Task to carry out: Pull out of the data below the stretch of lines bounded by the one containing "Clone this chart in Chart.js." and the one containing "const yTicks = [0, 20, 40, 60, 80, 100, 120, 140];", both bounds included, unchanged.
----------------
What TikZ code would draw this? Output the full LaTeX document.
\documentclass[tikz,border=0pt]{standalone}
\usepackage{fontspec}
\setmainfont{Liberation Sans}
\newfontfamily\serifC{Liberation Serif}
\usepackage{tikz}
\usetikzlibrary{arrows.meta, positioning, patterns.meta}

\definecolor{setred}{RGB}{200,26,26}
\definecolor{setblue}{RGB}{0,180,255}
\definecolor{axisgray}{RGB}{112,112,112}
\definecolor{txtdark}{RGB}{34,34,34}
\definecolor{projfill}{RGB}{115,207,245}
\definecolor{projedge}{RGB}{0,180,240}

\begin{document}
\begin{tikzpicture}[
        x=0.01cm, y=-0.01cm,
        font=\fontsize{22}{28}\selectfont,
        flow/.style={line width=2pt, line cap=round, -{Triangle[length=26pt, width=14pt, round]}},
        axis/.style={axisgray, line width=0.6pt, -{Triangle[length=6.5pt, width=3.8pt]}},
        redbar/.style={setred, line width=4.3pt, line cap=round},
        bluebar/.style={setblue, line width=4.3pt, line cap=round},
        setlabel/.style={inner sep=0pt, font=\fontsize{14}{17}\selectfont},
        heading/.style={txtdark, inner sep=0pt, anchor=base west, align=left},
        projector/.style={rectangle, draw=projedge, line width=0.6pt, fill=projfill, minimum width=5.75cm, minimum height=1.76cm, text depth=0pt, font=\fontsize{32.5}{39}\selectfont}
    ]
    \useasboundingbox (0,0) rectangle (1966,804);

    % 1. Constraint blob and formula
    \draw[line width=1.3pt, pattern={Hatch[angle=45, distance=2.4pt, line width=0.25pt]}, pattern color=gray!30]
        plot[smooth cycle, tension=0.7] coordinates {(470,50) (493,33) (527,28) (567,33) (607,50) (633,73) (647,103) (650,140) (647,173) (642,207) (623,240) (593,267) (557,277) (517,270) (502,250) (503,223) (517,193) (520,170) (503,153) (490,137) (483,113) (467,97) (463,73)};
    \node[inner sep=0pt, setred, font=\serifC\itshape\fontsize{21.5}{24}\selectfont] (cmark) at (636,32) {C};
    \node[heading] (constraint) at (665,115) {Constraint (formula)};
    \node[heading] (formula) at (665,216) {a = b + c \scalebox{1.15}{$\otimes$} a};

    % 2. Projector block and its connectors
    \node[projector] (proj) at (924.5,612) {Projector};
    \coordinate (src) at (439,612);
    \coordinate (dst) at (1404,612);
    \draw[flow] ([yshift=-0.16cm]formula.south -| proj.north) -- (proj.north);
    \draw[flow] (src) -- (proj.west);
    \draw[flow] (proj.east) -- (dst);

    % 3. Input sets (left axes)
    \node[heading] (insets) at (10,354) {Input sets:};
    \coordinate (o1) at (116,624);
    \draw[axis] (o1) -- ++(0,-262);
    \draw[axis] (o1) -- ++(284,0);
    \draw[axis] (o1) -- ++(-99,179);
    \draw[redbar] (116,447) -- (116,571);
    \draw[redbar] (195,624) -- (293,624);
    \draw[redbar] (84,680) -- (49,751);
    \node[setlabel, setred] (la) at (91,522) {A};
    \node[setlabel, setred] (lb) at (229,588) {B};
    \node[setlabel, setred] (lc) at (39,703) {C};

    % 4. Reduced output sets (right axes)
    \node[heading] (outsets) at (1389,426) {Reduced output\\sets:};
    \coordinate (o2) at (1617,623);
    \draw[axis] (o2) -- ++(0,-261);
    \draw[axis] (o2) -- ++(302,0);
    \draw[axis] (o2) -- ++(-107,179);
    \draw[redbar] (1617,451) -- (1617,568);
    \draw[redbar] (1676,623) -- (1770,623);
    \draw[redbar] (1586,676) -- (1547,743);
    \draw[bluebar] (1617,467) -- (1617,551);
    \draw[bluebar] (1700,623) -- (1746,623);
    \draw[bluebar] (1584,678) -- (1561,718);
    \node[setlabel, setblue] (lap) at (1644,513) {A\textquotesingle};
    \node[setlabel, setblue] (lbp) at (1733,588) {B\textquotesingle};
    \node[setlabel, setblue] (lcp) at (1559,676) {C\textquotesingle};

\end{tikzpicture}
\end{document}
----------------
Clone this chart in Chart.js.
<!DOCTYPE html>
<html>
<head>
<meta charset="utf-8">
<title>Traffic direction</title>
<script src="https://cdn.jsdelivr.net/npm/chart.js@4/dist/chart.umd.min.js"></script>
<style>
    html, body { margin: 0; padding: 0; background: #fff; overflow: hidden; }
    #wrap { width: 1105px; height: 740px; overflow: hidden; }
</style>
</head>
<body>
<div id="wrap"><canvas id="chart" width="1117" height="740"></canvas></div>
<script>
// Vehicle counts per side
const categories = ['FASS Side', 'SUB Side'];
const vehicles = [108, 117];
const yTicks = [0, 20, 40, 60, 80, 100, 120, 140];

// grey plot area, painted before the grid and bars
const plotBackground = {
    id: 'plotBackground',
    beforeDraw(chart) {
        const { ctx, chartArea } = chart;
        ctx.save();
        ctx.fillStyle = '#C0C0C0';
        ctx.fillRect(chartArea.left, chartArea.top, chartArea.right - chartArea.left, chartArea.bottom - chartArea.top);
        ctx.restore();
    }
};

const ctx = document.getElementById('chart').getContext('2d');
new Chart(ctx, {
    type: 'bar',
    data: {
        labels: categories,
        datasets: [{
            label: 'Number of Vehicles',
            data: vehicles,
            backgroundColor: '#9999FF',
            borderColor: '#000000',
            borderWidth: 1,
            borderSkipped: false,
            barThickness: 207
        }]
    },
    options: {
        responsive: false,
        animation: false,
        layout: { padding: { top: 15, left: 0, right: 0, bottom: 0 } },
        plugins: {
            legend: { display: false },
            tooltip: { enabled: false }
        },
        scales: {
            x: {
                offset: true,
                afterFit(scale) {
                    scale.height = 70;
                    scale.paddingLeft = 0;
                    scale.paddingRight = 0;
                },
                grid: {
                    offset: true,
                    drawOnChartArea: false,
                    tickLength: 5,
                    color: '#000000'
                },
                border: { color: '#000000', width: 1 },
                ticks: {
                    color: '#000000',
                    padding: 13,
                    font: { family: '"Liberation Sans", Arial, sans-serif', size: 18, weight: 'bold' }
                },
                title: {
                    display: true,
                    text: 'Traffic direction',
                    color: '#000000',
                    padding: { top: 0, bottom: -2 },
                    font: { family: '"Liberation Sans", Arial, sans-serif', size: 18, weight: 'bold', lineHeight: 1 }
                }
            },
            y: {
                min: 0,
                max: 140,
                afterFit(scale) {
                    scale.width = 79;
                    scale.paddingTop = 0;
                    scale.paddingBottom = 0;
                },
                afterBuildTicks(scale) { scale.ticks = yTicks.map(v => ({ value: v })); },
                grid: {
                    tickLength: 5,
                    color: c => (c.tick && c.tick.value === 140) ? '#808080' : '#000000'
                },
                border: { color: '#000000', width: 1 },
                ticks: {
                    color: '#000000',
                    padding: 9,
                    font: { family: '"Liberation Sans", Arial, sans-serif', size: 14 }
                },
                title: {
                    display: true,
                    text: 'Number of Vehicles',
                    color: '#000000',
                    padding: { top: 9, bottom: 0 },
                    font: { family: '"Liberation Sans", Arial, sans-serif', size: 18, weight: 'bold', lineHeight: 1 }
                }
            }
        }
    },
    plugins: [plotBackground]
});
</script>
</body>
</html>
----------------
Answer below:
Clone this chart in Chart.js.
<!DOCTYPE html>
<html>
<head>
<meta charset="utf-8">
<title>Traffic direction</title>
<script src="https://cdn.jsdelivr.net/npm/chart.js@4/dist/chart.umd.min.js"></script>
<style>
    html, body { margin: 0; padding: 0; background: #fff; overflow: hidden; }
    #wrap { width: 1105px; height: 740px; overflow: hidden; }
</style>
</head>
<body>
<div id="wrap"><canvas id="chart" width="1117" height="740"></canvas></div>
<script>
// Vehicle counts per side
const categories = ['FASS Side', 'SUB Side'];
const vehicles = [108, 117];
const yTicks = [0, 20, 40, 60, 80, 100, 120, 140];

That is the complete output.